La Navidad en nuestros días

Desde hace varios días, estoy enfrascado en la lectura de El reino, de Emmanuel Carrère, una peculiar crónica de los primeros días del cristianismo; las batallas de Pablo y Pedro por crear una Iglesia y una doctrina, de la manera en que la interpretación y la convivencia fueron obligando a reinterpretar enseñanzas, a situar en tierra lo que parecía ser sólo celestial. En estos días de Navidad, me doy cuenta de que todo en la vida es reinterpretarnos, reinventarnos, para que nuestras ideas nos sigan siendo útiles y el sentido de las cosas no se nos escape como agua que corre por la historia.

La Navidad es, sobre todo, una fiesta cristiana; al cabo de los siglos lo sigue siendo, pero es también mucho más que eso, es una especie de celebración de los valores humanos que consideramos más cálidos, más queridos, los que nos parecen más próximos. Se trata de una forma de retorno a la inocencia de la infancia, a ese momento privilegiado de la vida en que todo está por hacerse y todo es posible. La Navidad es así, la fiesta universal de la esperanza en la especie humana. Esta capacidad de nuestra cultura de reinterpretarnos hace que veamos en el pasado aquello que nos gustaría conservar, incluso que nos hace dar, como ciertas cosas que sólo habitaron en nuestro deseo; nunca ha habido tiempos de paz y armonía, la guerra ha sido una constante en la historia humana y no ha habido año alguno en que la humanidad esté exenta de conflictos, pero pensamos en la Navidad como en la época de la Paz, la tregua, el perdón y el olvido.

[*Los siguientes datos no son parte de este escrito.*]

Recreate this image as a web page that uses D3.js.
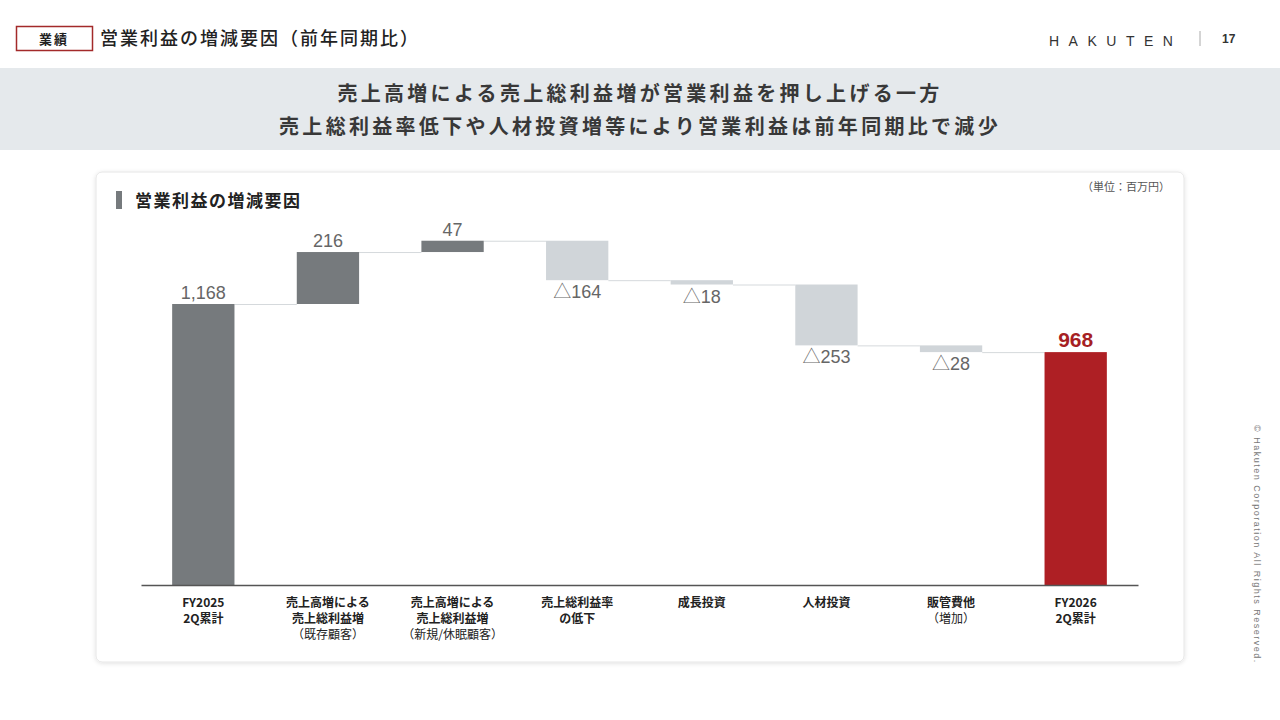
<!DOCTYPE html>
<html>
<head>
<meta charset="utf-8">
<script src="https://cdn.jsdelivr.net/npm/d3@7"></script>
<style>
  body { margin: 0; overflow: hidden; background: #fff; }
  text { font-family: "Noto Sans CJK JP", "Noto Sans", sans-serif; }
</style>
</head>
<body>
<script>
// Waterfall data (百万円)
const categories = [
  ['FY2025', '2Q累計'],
  ['売上高増による', '売上総利益増', '（既存顧客）'],
  ['売上高増による', '売上総利益増', '（新規/休眠顧客）'],
  ['売上総利益率', 'の低下'],
  ['成長投資'],
  ['人材投資'],
  ['販管費他', '（増加）'],
  ['FY2026', '2Q累計']
];
const changes = [1168, 216, 47, -164, -18, -253, -28, 968];
const kinds = ['total', 'up', 'up', 'down', 'down', 'down', 'down', 'final'];
const valueLabels = ['1,168', '216', '47', '△164', '△18', '△253', '△28', '968'];

const latin = '"Liberation Sans", Arial, sans-serif';
const width = 1280, height = 720;
const svg = d3.select('body').append('svg')
  .attr('width', width).attr('height', height);

const defs = svg.append('defs');
const f = defs.append('filter').attr('id', 'shadow')
  .attr('x', '-5%').attr('y', '-5%').attr('width', '110%').attr('height', '110%');
f.append('feDropShadow').attr('dx', 0).attr('dy', 1).attr('stdDeviation', 2)
  .attr('flood-color', '#000').attr('flood-opacity', 0.12);

// --- Header ---
svg.append('rect').attr('x', 16.5).attr('y', 26.5).attr('width', 76).attr('height', 24)
  .attr('fill', '#fff').attr('stroke', '#a32a2a').attr('stroke-width', 1.5);
svg.append('text').attr('x', 54).attr('y', 44).attr('text-anchor', 'middle')
  .attr('font-size', 13).attr('font-weight', 700).attr('fill', '#222')
  .attr('letter-spacing', 2).text('業績');
svg.append('text').attr('x', 100).attr('y', 45)
  .attr('font-size', 18).attr('font-weight', 500).attr('fill', '#222')
  .attr('letter-spacing', 2).text('営業利益の増減要因（前年同期比）');

svg.append('text').attr('x', 1049).attr('y', 46)
  .style('font-family', latin)
  .attr('font-size', 14).attr('fill', '#333').attr('letter-spacing', 9.5)
  .text('HAKUTEN');
svg.append('line').attr('x1', 1200).attr('x2', 1200).attr('y1', 31).attr('y2', 46)
  .attr('stroke', '#aaa').attr('stroke-width', 1);
svg.append('text').attr('x', 1222).attr('y', 43)
  .style('font-family', latin)
  .attr('font-size', 12).attr('font-weight', 700).attr('fill', '#333').text('17');

svg.append('rect').attr('x', 0).attr('y', 68).attr('width', width).attr('height', 82)
  .attr('fill', '#e5e9ec');
svg.append('text').attr('x', 640).attr('y', 101).attr('text-anchor', 'middle')
  .attr('font-size', 20).attr('font-weight', 700).attr('fill', '#383838')
  .attr('letter-spacing', 3.3).text('売上高増による売上総利益増が営業利益を押し上げる一方');
svg.append('text').attr('x', 640).attr('y', 134).attr('text-anchor', 'middle')
  .attr('font-size', 20).attr('font-weight', 700).attr('fill', '#383838')
  .attr('letter-spacing', 3.3).text('売上総利益率低下や人材投資増等により営業利益は前年同期比で減少');

// --- Card ---
svg.append('rect').attr('x', 96).attr('y', 172).attr('width', 1088).attr('height', 490)
  .attr('rx', 6).attr('fill', '#fff').attr('stroke', '#e6e6e6').attr('filter', 'url(#shadow)');
svg.append('rect').attr('x', 116).attr('y', 191).attr('width', 6).attr('height', 18).attr('fill', '#767a7d');
svg.append('text').attr('x', 135).attr('y', 207)
  .attr('font-size', 17).attr('font-weight', 700).attr('fill', '#222')
  .attr('letter-spacing', 1.5).text('営業利益の増減要因');
svg.append('text').attr('x', 1170).attr('y', 191).attr('text-anchor', 'end')
  .attr('font-size', 11).attr('fill', '#555').text('（単位：百万円）');

// --- Waterfall ---
let running = 0;
const rows = changes.map((v, i) => {
  let start, end;
  if (kinds[i] === 'total' || kinds[i] === 'final') { start = 0; end = v; running = v; }
  else { start = running; end = running + v; running = end; }
  return { i, start, end, kind: kinds[i], label: valueLabels[i] };
});

const x = d3.scaleBand().domain(d3.range(categories.length))
  .range([141, 1138]).paddingInner(0.5).paddingOuter(0.25);
const y = d3.scaleLinear().domain([0, 1168]).range([585, 304]);

const colour = { total: '#767a7d', up: '#767a7d', down: '#d0d5d9', final: '#ae1f24' };
const g = svg.append('g');

// connectors
g.selectAll('line.conn').data(rows.slice(0, -1)).join('line')
  .attr('class', 'conn')
  .attr('x1', d => x(d.i) + x.bandwidth())
  .attr('x2', d => x(d.i + 1))
  .attr('y1', d => y(d.end) + 0.5).attr('y2', d => y(d.end) + 0.5)
  .attr('stroke', '#d5d9dc').attr('stroke-width', 1);

g.selectAll('rect.bar').data(rows).join('rect')
  .attr('class', 'bar')
  .attr('x', d => x(d.i)).attr('width', x.bandwidth())
  .attr('y', d => y(Math.max(d.start, d.end)))
  .attr('height', d => Math.abs(y(d.start) - y(d.end)))
  .attr('fill', d => colour[d.kind]);

const vals = g.selectAll('text.val').data(rows).join('text')
  .attr('class', 'val')
  .attr('x', d => x(d.i) + x.bandwidth() / 2)
  .attr('y', d => d.kind === 'down' ? y(d.end) + 18 : y(Math.max(d.start, d.end)) - 5)
  .attr('text-anchor', 'middle')
  .style('font-family', latin)
  .attr('font-size', d => d.kind === 'final' ? 21 : 18)
  .attr('font-weight', d => d.kind === 'final' ? 700 : 400)
  .attr('fill', d => d.kind === 'final' ? '#a61f24' : '#666');
// the triangle sign comes from the CJK font, digits from the Latin one
vals.filter(d => d.label.startsWith('△')).append('tspan')
  .style('font-family', '"Noto Sans CJK JP", sans-serif').attr('font-weight', 300)
  .text('△');
vals.append('tspan').text(d => d.label.replace('△', ''));

// axis
const axis = d3.axisBottom(x).tickSize(0).tickFormat('');
const ax = svg.append('g').attr('transform', 'translate(0,585)').call(axis);
ax.select('.domain').attr('stroke', '#555').attr('stroke-width', 1.5);

const labels = svg.append('g').selectAll('text.cat').data(categories).join('text')
  .attr('class', 'cat')
  .attr('text-anchor', 'middle')
  .attr('font-size', 12).attr('font-weight', 700).attr('fill', '#222')
  .attr('transform', (d, i) => `translate(${x(i) + x.bandwidth() / 2},607)`);
labels.selectAll('tspan').data(d => d).join('tspan')
  .attr('x', 0).attr('dy', (d, i) => i === 0 ? 0 : 16)
  .attr('font-weight', d => d.startsWith('（') ? 400 : 700)
  .text(d => d);

// copyright
svg.append('text').attr('transform', 'translate(1254,425) rotate(90)')
  .style('font-family', latin)
  .attr('font-size', 9).attr('fill', '#777').attr('letter-spacing', 1.5)
  .text('© Hakuten Corporation All Rights Reserved.');
</script>
</body>
</html>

Así, me reta la idea de proclamar una especie de Navidad histórica; que pensemos nuestro país como en una ilusión posible, que pensáramos más en términos de igualdad que de beneficio económico; que el desarrollo lo pensáramos más en términos de abatimiento de la pobreza que en índices de crecimiento de las grandes empresas, que democracia fuera participación ciudadana y no triunfos electorales; que le diéramos tiempo y voz a nuestras semejanzas para empecinarnos menos en nuestras diferencias. Que viéramos en cada mexicano, sin importar su origen, una oportunidad de diálogo y no un escalón de nuestro antiguo y sobreviviente sistema racista de castas.

Me paseo por el viejo mercado de Coyoacán, está lleno de las tradicionales figuritas de nacimiento, los corderitos, los pastores, el ermitaño y, en fin, cada uno de los personajes de nuestra particular mitología de la época; ahí están presentes también los adornos del arbolito, las series de focos de colores, las esferas y las diez mil chucherías de moda; mientras recuerdo las antiguas posadas de mi infancia, me pregunto dónde está en realidad la tradicional Navidad mexicana, mi hija se acerca y me abraza, mi mujer y mi hijo buscan velas de colores y yo ahí caigo en cuenta de que el sentido de nuestra Navidad sigue presente en las maneras que acogemos la convivencia, nuestro deseo de compartir y la apertura de nuestras puertas a los amigos y familiares; que los formatos son lo de menos, pues el tiempo nos modifica, nos transforma y hace que cambiemos nuestras expectativas y la visión del mañana. Si vivimos ahora estas navidades enriquecidas por las tradiciones de otras latitudes y abrillantadas por el deseo profundo de la paz y el encuentro; porque entonces nos da tanto miedo imaginarnos en un México con valores que, rescatados de nuestra tradición, se presentan con el rostro de nuevas necesidades; seamos sinceros, la polarización y el desencuentro son rostros del miedo, de aquello a lo que es necesario renunciar para, todos juntos, crear mejores expectativas de mañana.

La Navidad, además, es una fiesta de Natividad, representa una posibilidad absoluta; la idea de que la grandeza, la bondad y la generosidad vienen en la persona de un recién nacido; propone la expectativa de que todo es posible y que ese niño, que es nuestra esperanza, puede crecer si lo cuidamos y lo protegemos; ése es mi deseo, que cuidemos y protejamos nuestras esperanzas, que defendamos nuestros derechos y nuestros espacios pensando que debemos ejercerlos en concordia con los derechos y espacios de los demás, que este tiempo sea de deseos compartidos, que consideremos en nuestros sueños a los que la historia ha ido haciendo a un lado.

En mi infancia, decir Navidad era hablar de momentos fuera del tiempo, era hablar de una noche que deseábamos eterna, era el calor de los padres y el abrazo de los hermanos; era, en fin, creer, con fe verdadera, que a la mañana siguiente los deseos se habrían cumplido para todos. Deseo, con fe verdadera, que todo esto sea verdad para todos ustedes. Feliz Navidad.